Part II: Spring (March to May)
I lift up my eyes to the mountains—where does my help come from?
My help comes from the Lord, the Maker of heaven and earth.
Renewal arrives in springtime. Each spring I enjoy watching the shrubs and rose bushes in the front yard that appeared dead during the winter come to life. At the first sign of spring, they emerge from their slumber to reveal a vast array of colors and creativity. Their outer barrenness gives way to a blossoming inner strength of beauty.
The psalmist on his difficult pilgrimage to Jerusalem and exclaimed, “I lift up my eyes to the mountains—where does my help come from? My help comes from the Lord, the Maker of heaven and earth” (Psalm 121:1-2). Help is just beyond the horizon. One only needs to look up, the psalmist might say, when staring down at the ground in despair.
Spring represents redemption, hope, and healing. The potential burgeoning of faith and hope exists beneath the painful external circumstances that those undergoing trial and illness endure. The darkness of winter makes the light of spring appear that much brighter. The journey to emotional and spiritual wholeness begins by looking up to the Healer.
March: Sufficient Grace
Therefore, in order to keep me from becoming conceited, I was given a thorn in my flesh, a messenger of Satan, to torment me. 8 Three times I pleaded with the Lord to take it away from me. 9 But he said to me, “My grace is sufficient for you, for my power is made perfect in weakness.”

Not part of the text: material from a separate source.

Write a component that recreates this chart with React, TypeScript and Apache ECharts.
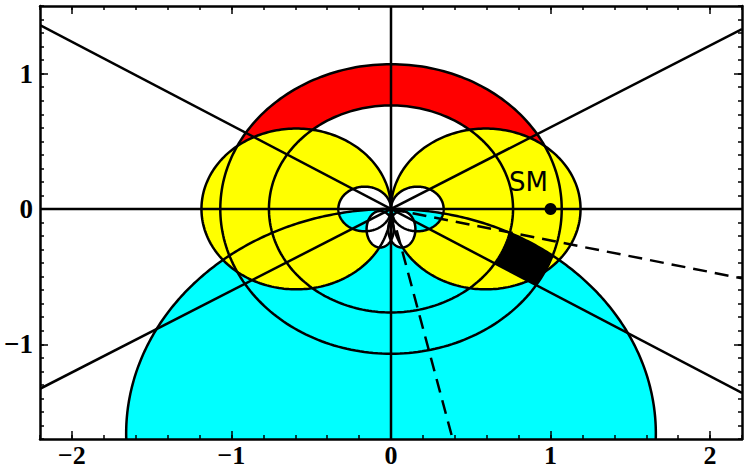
import { useEffect, useRef } from "react";
import * as echarts from "echarts";

// ---------- axis ranges and ticks ----------
const X_RANGE = [-2.2, 2.2];
const Y_RANGE = [-1.7, 1.5];
const xMajorTicks = [-2, -1, 0, 1, 2];
const xMinorTicks = [-2.2, -2, -1.8, -1.6, -1.4, -1.2, -1, -0.8, -0.6, -0.4, -0.2, 0, 0.2, 0.4, 0.6, 0.8, 1, 1.2, 1.4, 1.6, 1.8, 2, 2.2];
const yMajorTicks = [-1, 0, 1];
const yMinorTicks = [-1.7, -1.6, -1.5, -1.4, -1.3, -1.2, -1.1, -1, -0.9, -0.8, -0.7, -0.6, -0.5, -0.4, -0.3, -0.2, -0.1, 0, 0.1, 0.2, 0.3, 0.4, 0.5, 0.6, 0.7, 0.8, 0.9, 1, 1.1, 1.2, 1.3, 1.4, 1.5];

// ---------- geometry ----------
const ringRadii = [0.765, 1.07]; // circles centred on the origin (red annulus)
const bigLobeCentres = [-0.594, 0.594]; // yellow lobes (circles on the x axis)
const bigLobeRadius = 0.594;
const smallLobeCentres = [-0.165, 0.165]; // small holes
const smallLobeRadius = 0.165;
const lowerLobeCentres = [[-0.068, -0.15], [0.068, -0.15]];
const lowerLobeSemiAxes = [0.085, 0.135];
const cyanCentre = [0, -1.66];
const cyanRadius = 1.66;
const raySlopes = [-0.618, 0.604]; // solid lines through the origin
const dashedSlopes = [-0.233, -4.4]; // dashed lines from the origin
const smPoint = [1, 0];
const smLabelPoint = [0.862, 0.2];

type Pt = [number, number];

function ellipse(cx: number, cy: number, a: number, b: number, n = 240): Pt[] {
  const pts: Pt[] = [];
  for (let i = 0; i <= n; i++) {
    const t = (2 * Math.PI * i) / n;
    pts.push([cx + a * Math.cos(t), cy + b * Math.sin(t)]);
  }
  return pts;
}
const circle = (cx: number, cy: number, r: number, n = 240) => ellipse(cx, cy, r, r, n);

function cyanY(x: number) {
  return cyanCentre[1] + Math.sqrt(Math.max(0, cyanRadius * cyanRadius - x * x));
}

// part of a small hole that lies inside the cyan disc
function smallLobeCyan(cx: number): Pt[] {
  const pts: Pt[] = [];
  const n = 80;
  for (let i = 0; i <= n; i++) {
    const t = Math.PI + (Math.PI * i) / n;
    pts.push([cx + smallLobeRadius * Math.cos(t), smallLobeRadius * Math.sin(t)]);
  }
  for (let i = n; i >= 0; i--) {
    const x = cx - smallLobeRadius + (2 * smallLobeRadius * i) / n;
    pts.push([x, cyanY(x)]);
  }
  return pts;
}

function cyanTheta(r: number) {
  return -Math.asin(r / (2 * cyanRadius));
}

function boxPolygon(): Pt[] {
  const [r0, r1] = ringRadii;
  const thA = Math.atan(raySlopes[0]);
  const pts: Pt[] = [];
  const n = 40;
  for (let i = 0; i <= n; i++) {
    const r = r0 + ((r1 - r0) * i) / n;
    const th = cyanTheta(r);
    pts.push([r * Math.cos(th), r * Math.sin(th)]);
  }
  const t1 = cyanTheta(r1);
  for (let i = 0; i <= n; i++) {
    const th = t1 + ((thA - t1) * i) / n;
    pts.push([r1 * Math.cos(th), r1 * Math.sin(th)]);
  }
  const t0 = cyanTheta(r0);
  for (let i = 0; i <= n; i++) {
    const th = thA + ((t0 - thA) * i) / n;
    pts.push([r0 * Math.cos(th), r0 * Math.sin(th)]);
  }
  return pts;
}

type Shape = { pts: Pt[]; fill?: string; stroke?: string; lw?: number; dash?: number[]; open?: boolean };

function buildShapes(): Shape[] {
  const s: Shape[] = [];
  // fills
  s.push({ pts: circle(0, 0, ringRadii[1]), fill: "#ff0000" });
  s.push({ pts: circle(0, 0, ringRadii[0]), fill: "#ffffff" });
  s.push({ pts: circle(cyanCentre[0], cyanCentre[1], cyanRadius), fill: "#00ffff" });
  bigLobeCentres.forEach((c) => s.push({ pts: circle(c, 0, bigLobeRadius), fill: "#ffff00" }));
  smallLobeCentres.forEach((c) => s.push({ pts: circle(c, 0, smallLobeRadius), fill: "#ffffff" }));
  smallLobeCentres.forEach((c) => s.push({ pts: smallLobeCyan(c), fill: "#00ffff" }));
  lowerLobeCentres.forEach((c) => s.push({ pts: ellipse(c[0], c[1], lowerLobeSemiAxes[0], lowerLobeSemiAxes[1]), fill: "#ffffff" }));
  s.push({ pts: boxPolygon(), fill: "#000000" });
  // outlines
  const K = "#000000";
  const LW = 2.5;
  ringRadii.forEach((r) => s.push({ pts: circle(0, 0, r), stroke: K, lw: LW }));
  bigLobeCentres.forEach((c) => s.push({ pts: circle(c, 0, bigLobeRadius), stroke: K, lw: LW }));
  smallLobeCentres.forEach((c) => s.push({ pts: circle(c, 0, smallLobeRadius), stroke: K, lw: LW }));
  lowerLobeCentres.forEach((c) => s.push({ pts: ellipse(c[0], c[1], lowerLobeSemiAxes[0], lowerLobeSemiAxes[1]), stroke: K, lw: LW }));
  s.push({ pts: circle(cyanCentre[0], cyanCentre[1], cyanRadius, 600), stroke: K, lw: LW });
  raySlopes.forEach((m) => s.push({ pts: [[X_RANGE[0], m * X_RANGE[0]], [X_RANGE[1], m * X_RANGE[1]]], stroke: K, lw: LW, open: true }));
  s.push({ pts: [[X_RANGE[0], 0], [X_RANGE[1], 0]], stroke: K, lw: LW, open: true });
  s.push({ pts: [[0, Y_RANGE[0]], [0, Y_RANGE[1]]], stroke: K, lw: LW, open: true });
  // dashed
  s.push({ pts: [[0, 0], [X_RANGE[1], dashedSlopes[0] * X_RANGE[1]]], stroke: K, lw: LW, dash: [14, 8], open: true });
  s.push({ pts: [[0, 0], [Y_RANGE[0] / dashedSlopes[1], Y_RANGE[0]]], stroke: K, lw: LW, dash: [14, 8], open: true });
  return s;
}

const LABEL_FONT = "'Liberation Serif', 'Times New Roman', serif";
const fmt = (v: number) => String(v).replace("-", "\u2212");

function xAxisDef(position: "bottom" | "top", ticks: number[], len: number, withLine: boolean, withLabels: boolean) {
  return {
    type: "value",
    min: X_RANGE[0],
    max: X_RANGE[1],
    position,
    z: 10,
    splitLine: { show: false },
    axisLine: { show: withLine, onZero: false, lineStyle: { color: "#000", width: 2.5 } },
    axisTick: { show: true, inside: true, length: len, customValues: ticks, lineStyle: { color: "#000", width: 1.5 } },
    axisLabel: withLabels
      ? { show: true, customValues: ticks, formatter: fmt, color: "#000", fontFamily: LABEL_FONT, fontWeight: "bold", fontSize: 26, margin: 3, lineHeight: 26 }
      : { show: false },
  };
}
function yAxisDef(position: "left" | "right", ticks: number[], len: number, withLine: boolean, withLabels: boolean) {
  return {
    type: "value",
    min: Y_RANGE[0],
    max: Y_RANGE[1],
    position,
    z: 10,
    splitLine: { show: false },
    axisLine: { show: withLine, onZero: false, lineStyle: { color: "#000", width: 2.5 } },
    axisTick: { show: true, inside: true, length: len, customValues: ticks, lineStyle: { color: "#000", width: 1.5 } },
    axisLabel: withLabels
      ? { show: true, customValues: ticks, formatter: fmt, color: "#000", fontFamily: LABEL_FONT, fontWeight: "bold", fontSize: 27, margin: 7 }
      : { show: false },
  };
}

export default function App() {
  const ref = useRef<HTMLDivElement>(null);
  useEffect(() => {
    if (!ref.current) return;
    const chart = echarts.init(ref.current, undefined, { renderer: "svg" });
    const shapes = buildShapes();
    chart.setOption({
      animation: false,
      backgroundColor: "#ffffff",
      grid: { left: 40, top: 6, width: 702, height: 433, containLabel: false, outerBoundsMode: "none" },
      xAxis: [
        xAxisDef("bottom", xMajorTicks, 8, true, true),
        xAxisDef("bottom", xMinorTicks, 4, false, false),
        xAxisDef("top", xMajorTicks, 8, true, false),
        xAxisDef("top", xMinorTicks, 4, false, false),
      ],
      yAxis: [
        yAxisDef("left", yMajorTicks, 8, true, true),
        yAxisDef("left", yMinorTicks, 4, false, false),
        yAxisDef("right", yMajorTicks, 8, true, false),
        yAxisDef("right", yMinorTicks, 4, false, false),
      ],
      series: [
        {
          type: "custom",
          xAxisIndex: 0,
          yAxisIndex: 0,
          clip: true,
          silent: true,
          data: shapes.map(() => [0, 0]),
          renderItem: (params: any, api: any) => {
            const sh = shapes[params.dataIndex];
            const pts = sh.pts.map((p) => api.coord(p));
            return {
              type: sh.open ? "polyline" : "polygon",
              shape: { points: pts },
              silent: true,
              style: {
                fill: sh.fill ?? "none",
                stroke: sh.stroke ?? "none",
                lineWidth: sh.lw ?? 0,
                lineDash: sh.dash,
              },
            };
          },
        },
        {
          type: "scatter",
          xAxisIndex: 0,
          yAxisIndex: 0,
          silent: true,
          symbolSize: 12,
          itemStyle: { color: "#000", opacity: 1 },
          data: [smPoint],
          z: 5,
        },
        {
          type: "scatter",
          xAxisIndex: 0,
          yAxisIndex: 0,
          silent: true,
          symbol: "circle",
          symbolSize: 1,
          itemStyle: { color: "rgba(0,0,0,0)", opacity: 1 },
          data: [smLabelPoint],
          label: {
            show: true,
            position: "inside",
            formatter: "SM",
            color: "#000",
            opacity: 1,
            fontFamily: "'DejaVu Sans', sans-serif",
            fontSize: 26,
          },
          z: 6,
        },
      ],
    });
    return () => chart.dispose();
  }, []);
  return <div ref={ref} style={{ position: "absolute", left: 0, top: 0, width: 747, height: 468 }} />;
}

Therefore, I will boast all the more gladly about my weaknesses, so that Christ’s power may rest on me. 10 That is why, for Christ’s sake, I delight in weaknesses, in insults, in hardships, in persecutions, in difficulties. For when I am weak, then I am strong.
I began to look up to God during those six weeks I spent at the Psoriasis Research Institute in Palo Alto, California as a high school graduate. Amid seeking God for answers, I asked if he would heal my psoriasis.
Some during that time would say “yes”—with a caveat. In the late eighties a false theology, dubbed the “health and wealth gospel,” spread to some Christian circles. Champions of the health and wealth movement argued that Jesus promised healing for those expressing truth faith in him. They also taught a manifold financial return for those who sowed a right seed—typically marked by giving money to their ministries.
I wanted to believe their claims, but no amount of faith healed my psoriasis. I imagined a conversation with a faith healer where he told me that I did not have enough faith. Then, at the Psoriasis Research Institute, I read about Paul’s thorn in his flesh. He describes to the church at Corinth how he prayed three times for God to remove it. Scholars do not know exactly what the thorn was, but some suggest he had an eye condition or some other physical ailment.
God’s response revealed that the thorn served a greater purpose in keeping Paul humble and dependent on God. Indeed, the greatest purpose in suffering is not to remove or relieve the suffering. Rather, it is to find hope and meaning within it. In a show of sovereignty and commitment to higher purposes, God chose not to heal Paul—a man of great faith and leadership.
Paul received grace sufficient to handle whatever came his way. We can discover that same faith each day.
Think of a difficult time when your perspective changed from negativity and pessimism to faith and hope. What helped you come out of that dark mood?
- What do you find most compelling about springtime? How might spring reflect the healing force of God in our lives?
- How does Paul’s experience with the thorn in his flesh influence your way of seeing the role and purpose of suffering? How might a long-term illness or condition shape a person for the better or worse?
For Further Thought
The letter to the Hebrews speaks of Jesus as the high priest who not only served as the go-between God and man, but also suffered the greatest intensity of temptation and physical pain. In doing so he revealed how much God identifies with the hardships humanity faces on earth.
Read Hebrews 4:15-16 on approaching God for help before discussing the following questions:
For we do not have a high priest who is unable to empathize with our weaknesses, but we have one who has been tempted in every way, just as we are—yet he did not sin. Let us then approach God’s throne of grace with confidence, so that we may receive mercy and find grace to help us in our time of need.
- How does knowing that Jesus, both fully God and fully man, suffered to bring hope and renewal help you in your suffering or chronic illness?
- Why might someone not feel confident to approach “the throne of grace” to receive God’s mercy and help?
- Some might argue that God is cruel to let people suffer so he can get more glory. Does knowing there is a greater purpose to suffering and chronic illness help you persevere, or cause you more hurt?
Close in Prayer
In silent prayer share with God your burdens, weaknesses, temptations, and pain. Petition him to bring just what’s needed during this trying time.